Станислав Говорухин — страница 3 из 7



Жизнь и удивительные приключения Робинзона Крузо

* * *

Но была странная история в Ялте: все время шел снег… И мы с совершенно незабвенным Пашей Лебешевым так замечательно прижились в снежной Ялте! Снег, делать ничего не надо… Снимать ничего невозможно, потому что этот снег растает через несколько дней. На снег ничего ставить нельзя, поэтому можно ничего и не делать. А еще ничегонеделание происходило в гостинице «Украина». В гостинице «Украина» у меня на втором этаже был огромнейший номер из трех комнат, которые выходили на огромнейший, колоссальный балкон. И балкон этот утопал в каких-то остатках роскошной летней зелени. И еще время от времени падал снег. На этом балконе Паша установил мангал. Паша был великий оператор, но самое главное Пашино величие состояло в том, что он был великий повар. Но, во-первых, великий обжора, а уже потом великий повар в связи с тем, что он был великий обжора. Но он был совершенно великий повар. И у нас там образовалось такое потрясающее житье за государственный счет в Ялте… Этот номер, понимаешь… Паша с мясом, который все время насаживает это мясо на шампуры… Ну сказка! Сказка, а не жизнь!


Асса

* * *

Пошли мы на Ялтинскую студию. Потрясающая была студия, потрясающая, — свидетельствую, она была оснащена как большая нормальная студия, но в ней царил какой-то дух маленького частного дела, то есть студия была заточена на ручное производство кинокартин. Это потрясающая была студия! Мы пришли с Говорухиным на эту потрясающую студию. А я очень серьезно отношусь к выбору костюма для актера. Я уже давно подобрал для Говорухина черное пальто, шляпу, и у меня еще был красный шарф. Я говорю: «Говорухин, я тебе дарю шарф для этой роли. Вот, дарю. Ты в нем все время будешь ходить. В черном пальто и в красном шарфе. Это — чмок-чмок-чмок». Говорухин надел все это дело, потом подошел к зеркалу… мрачный совершенно. Я говорю: «Ну что, нравится?» Он говорит: «Нет, совершенно не нравится, абсолютно не нравится». А для меня это был удар — то, что ему не нравится. Хотя я помнил, уже мне Таня произнесла тогда эти великие слова по поводу дурной погоды — что реагировать не надо ни в коем случае. Нужно как бы спрятаться в себя, скрыться. Я говорю: «А чего оно тебе не нравится?» Он говорит: «Да я похож на такого филера — мелкого стукача из царской охранки». Я говорю: «Да нет, Слава, по-моему, ты не похож, в тебе есть шик такого советского подпольного миллионера…» Он говорит: «Ну ладно, ладно.

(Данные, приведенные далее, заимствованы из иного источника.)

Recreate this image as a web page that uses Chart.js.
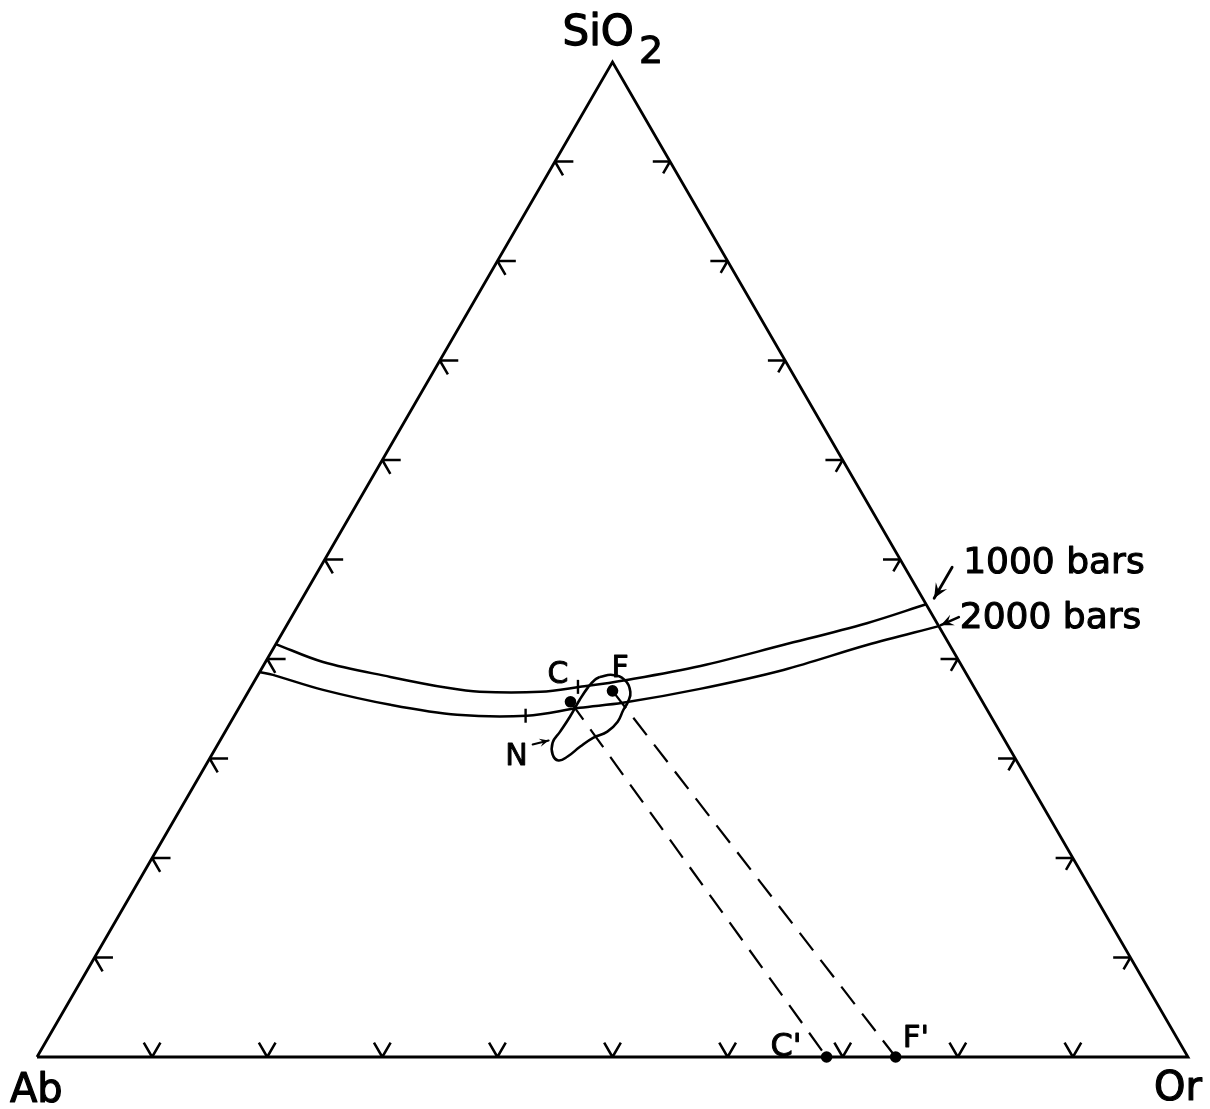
<!DOCTYPE html>
<html>
<head>
<meta charset="utf-8">
<style>
  html, body { margin: 0; padding: 0; background: #ffffff; }
  canvas { display: block; }
</style>
<script src="https://cdn.jsdelivr.net/npm/chart.js@4/dist/chart.umd.min.js"></script>
</head>
<body>
<canvas id="ternary" width="1210" height="1109"></canvas>
<script>
// Corner components of the Ab–Or–SiO2 diagram
const cornerNames = ['Ab', 'Or', 'SiO2'];
// Tick positions along each side (wt %)
const tickSteps = [10, 20, 30, 40, 50, 60, 70, 80, 90];

// Quartz–feldspar boundary at 1000 bars (wt % SiO2 and Or; Ab is the remainder)
const bars1000SiO2 = [41.5, 39.7, 38.2, 37.1, 36.7, 36.7, 37.2, 37.9, 39.3, 41.4, 43.6, 45.5];
const bars1000Or   = [0.0, 5.0, 11.6, 17.1, 20.1, 25.4, 28.6, 32.3, 38.0, 44.1, 50.3, 54.5];

// Quartz–feldspar boundary at 2000 bars
const bars2000SiO2 = [38.7, 38.4, 36.9, 35.4, 34.4, 34.3, 35.1, 35.6, 37.0, 38.9, 41.4, 43.3];
const bars2000Or   = [0.0, 1.3, 6.4, 13.0, 19.3, 25.4, 29.6, 33.1, 39.1, 45.4, 51.4, 56.7];

// Minima marked on the two boundaries (1000 bars, 2000 bars)
const minimaSiO2 = [37.2, 34.3];
const minimaOr   = [28.4, 25.3];

// Outline of field N
const fieldNSiO2 = [38.2, 38.4, 37.9, 36.7, 35.7, 34.9, 33.7, 32.7, 32.1, 31.2, 30.2, 29.8, 30.4, 31.6, 32.7, 34.2, 35.9, 37.2, 37.9, 38.2];
const fieldNOr   = [29.8, 30.8, 32.1, 33.2, 33.5, 33.5, 33.6, 33.2, 32.3, 31.6, 31.0, 30.4, 29.6, 29.0, 29.1, 29.2, 29.2, 29.3, 29.5, 29.8];

// Compositions C and F, and their projections C', F' onto the Ab–Or join
const pointNames = ['C', 'F'];
const pointSiO2  = [35.7, 36.8];
const pointOr    = [28.5, 31.6];
const projNames  = ["C'", "F'"];
const projOr     = [68.6, 74.6];

// Boundary labels
const boundaryNames = ['1000 bars', '2000 bars'];

// ---- ternary (SiO2, Or) -> cartesian (x, y) on linear scales ----
const H = Math.sqrt(3) / 2;
const toXY = (s, o) => ({ x: o + s / 2, y: s * H });
const GAP = { x: null, y: null };

// Tick stubs along the three sides (lengths in wt %)
function edgeTicks() {
  const pts = [];
  tickSteps.forEach(t => {
    // Ab–SiO2 side (Or = 0): constant SiO2 and constant Ab directions
    pts.push(toXY(t, 0), toXY(t, 1.6), GAP);
    pts.push(toXY(t, 0), toXY(t - 1.4, 1.4), GAP);
    // Or–SiO2 side (Ab = 0): constant SiO2 and constant Or directions
    pts.push(toXY(t, 100 - t), toXY(t, 100 - t - 1.5), GAP);
    pts.push(toXY(t, 100 - t), toXY(t - 1.2, 100 - t), GAP);
    // Ab–Or side (SiO2 = 0): constant Ab and constant Or directions
    pts.push(toXY(0, t), toXY(1.45, t - 1.45), GAP);
    pts.push(toXY(0, t), toXY(1.45, t), GAP);
  });
  return pts;
}

const zip = (sArr, oArr) => sArr.map((s, i) => toXY(s, oArr[i]));

const lineBase = {
  showLine: true, pointRadius: 0, borderColor: '#000', backgroundColor: '#000',
  fill: false, clip: false, spanGaps: false
};

const curve1000 = zip(bars1000SiO2, bars1000Or);
const curve2000 = zip(bars2000SiO2, bars2000Or);
const loopN = zip(fieldNSiO2, fieldNOr);
const dotsCF = zip(pointSiO2, pointOr);
const dotsProj = projOr.map(o => toXY(0, o));

const datasets = [
  Object.assign({}, lineBase, {
    label: 'frame', borderWidth: 2.8, tension: 0, borderJoinStyle: 'miter',
    data: [toXY(0, 0), toXY(0, 100), toXY(100, 0), toXY(0, 0)]
  }),
  Object.assign({}, lineBase, {
    label: 'ticks', borderWidth: 2.5, tension: 0, data: edgeTicks()
  }),
  Object.assign({}, lineBase, {
    label: boundaryNames[0], borderWidth: 2.5, tension: 0.35, data: curve1000
  }),
  Object.assign({}, lineBase, {
    label: boundaryNames[1], borderWidth: 2.5, tension: 0.35, data: curve2000
  }),
  Object.assign({}, lineBase, {
    label: 'field N', borderWidth: 2.6, tension: 0.45, data: loopN
  }),
  Object.assign({}, lineBase, {
    label: 'C-C\'', borderWidth: 2.2, borderDash: [22, 12], tension: 0,
    data: [dotsCF[0], dotsProj[0]]
  }),
  Object.assign({}, lineBase, {
    label: 'F-F\'', borderWidth: 2.2, borderDash: [22, 12], tension: 0,
    data: [dotsCF[1], dotsProj[1]]
  }),
  {
    label: 'minima', showLine: false, clip: false, data: zip(minimaSiO2, minimaOr),
    pointStyle: 'line', rotation: 90, pointRadius: 7, borderWidth: 2.4,
    borderColor: '#000', backgroundColor: '#000'
  },
  {
    label: 'compositions', showLine: false, clip: false, data: dotsCF.concat(dotsProj),
    pointStyle: 'circle', pointRadius: 5.8, borderWidth: 0,
    borderColor: '#000', backgroundColor: '#000'
  }
];

// Text labels and arrows, placed from data positions through the scales
const labelPlugin = {
  id: 'ternaryLabels',
  afterDatasetsDraw(chart) {
    const { ctx, scales: { x, y } } = chart;
    const px = p => ({ x: x.getPixelForValue(p.x), y: y.getPixelForValue(p.y) });
    const FONT = '"DejaVu Sans", "Liberation Sans", sans-serif';

    const text = (str, at, dx, dy, size, align) => {
      ctx.font = size + 'px ' + FONT;
      ctx.textAlign = align || 'left';
      ctx.textBaseline = 'alphabetic';
      ctx.lineWidth = size * 0.03;
      ctx.lineJoin = 'round';
      ctx.fillText(str, at.x + dx, at.y + dy);
      ctx.strokeText(str, at.x + dx, at.y + dy);
    };
    const arrow = (tip, tx, ty, hx, hy, head, lw) => {
      const a = { x: tip.x + hx, y: tip.y + hy };
      const b = { x: tip.x + tx, y: tip.y + ty };
      ctx.beginPath();
      ctx.moveTo(b.x, b.y);
      ctx.lineTo(a.x, a.y);
      ctx.lineWidth = lw;
      ctx.stroke();
      const ang = Math.atan2(a.y - b.y, a.x - b.x);
      ctx.beginPath();
      ctx.moveTo(a.x, a.y);
      ctx.lineTo(a.x - head * Math.cos(ang - 0.42), a.y - head * Math.sin(ang - 0.42));
      ctx.lineTo(a.x - head * 0.55 * Math.cos(ang), a.y - head * 0.55 * Math.sin(ang));
      ctx.lineTo(a.x - head * Math.cos(ang + 0.42), a.y - head * Math.sin(ang + 0.42));
      ctx.closePath();
      ctx.fill();
    };

    ctx.save();
    ctx.fillStyle = '#000';
    ctx.strokeStyle = '#000';
    ctx.lineCap = 'round';

    // corner labels
    const ab = px(toXY(0, 0)), or = px(toXY(0, 100)), si = px(toXY(100, 0));
    text(cornerNames[0], ab, -27, 45, 40, 'left');
    text(cornerNames[1], or, 14, 43, 40, 'right');
    ctx.font = '42px ' + FONT;
    const wSiO = ctx.measureText('SiO').width;
    text('SiO', si, -50, -17, 42, 'left');
    text('2', si, -50 + wSiO + 5, 1, 38, 'left');

    // boundary labels with arrows
    const end1000 = px(curve1000[curve1000.length - 1]);
    const end2000 = px(curve2000[curve2000.length - 1]);
    text(boundaryNames[0], end1000, 37, -31, 36, 'left');
    text(boundaryNames[1], end2000, 21, 2, 36, 'left');
    arrow(end1000, 26, -37, 8, -6, 16, 2.8);
    arrow(end2000, 20, -9, 2, -1, 14, 2.6);

    // points C and F, projections C' and F'
    const c = px(dotsCF[0]), f = px(dotsCF[1]);
    text(pointNames[0], c, -23, -19, 30, 'left');
    text(pointNames[1], f, -1, -14, 30, 'left');
    const cp = px(dotsProj[0]), fp = px(dotsProj[1]);
    text(projNames[0], cp, -25, -1, 32, 'right');
    text(projNames[1], fp, 7, -10, 31, 'left');

    // field N label with arrow to the outline
    const nLeft = px(loopN[13]);
    text('N', nLeft, -25, 22, 30, 'right');
    arrow(nLeft, -20, 2, -4, -2, 10, 2);

    ctx.restore();
  }
};

new Chart(document.getElementById('ternary'), {
  type: 'scatter',
  data: { datasets },
  options: {
    responsive: false,
    devicePixelRatio: 1,
    animation: false,
    events: [],
    layout: { padding: { left: 37, right: 22, top: 62, bottom: 52 } },
    plugins: { legend: { display: false }, tooltip: { enabled: false } },
    scales: {
      x: { type: 'linear', min: 0, max: 100, display: false },
      y: { type: 'linear', min: 0, max: 100 * H, display: false }
    }
  },
  plugins: [labelPlugin]
});
</script>
</body>
</html>
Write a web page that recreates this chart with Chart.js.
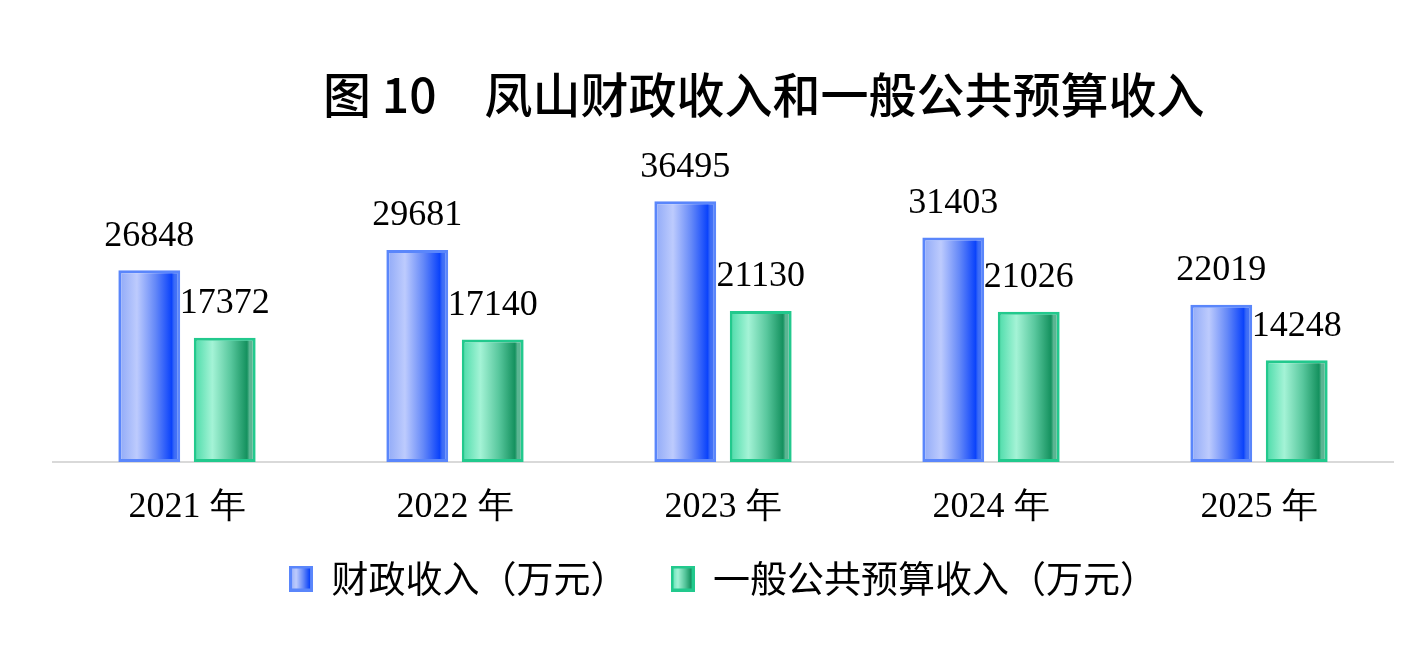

Все. Мы едем снимать».


Асса


А было часов двенадцать дня. Я говорю: «Нет, Славочка. Какой снимать? Куда? Мы никуда не едем». — «Почему не едем? — говорит. — Мы приехали, пароход еле-еле подошел из-за непогоды и начинающегося шторма. Как мы не едем?» Я говорю: «Слава, ну ты же кинорежиссер! Кроме того, что ты актер, ты понимаешь, что ты — кинорежиссер? И ты понимаешь, что вот в такую погоду снимать — совершенно бессмысленная чушь». «Почему бессмысленная чушь? Я, — говорит, — когда сюда ехал, обалдел от красоты Ялты, я такой ее никогда не видел. Пальмы в снегу! Пальмы в снегу, понимаешь, нет?» Причем от Славы услышать восторги по поводу чего бы то ни было — это вообще невозможно. И до сих пор, когда я ему новую картину показываю, он меня поздравляет всегда одними и теми же словами: «Ну что, поздравляю тебя с очередной творческой неудачей, поздравляю!» Вот это нормальный разговор. А тут такая снежная Ялта! Я говорю: «Слава, ну ты же соображаешь, что это через два дня стает, и весь материал, который мы снимем сегодня, мы выбросим и начнем снимать все сначала. Зачем работать на корзину, куда мы будем выбрасывать этот материал? Зачем?» Он говорит: «Что ты мелешь? Любой эпизод сними, и он всегда у тебя будет даже на картине, в которой не будет ни единой снежинки, он будет как алмаз блестеть…»


Асса


А мы-то уже… Я уже даже Паше позвонил, чтобы он уже мясо как-то на шампуры насаживал…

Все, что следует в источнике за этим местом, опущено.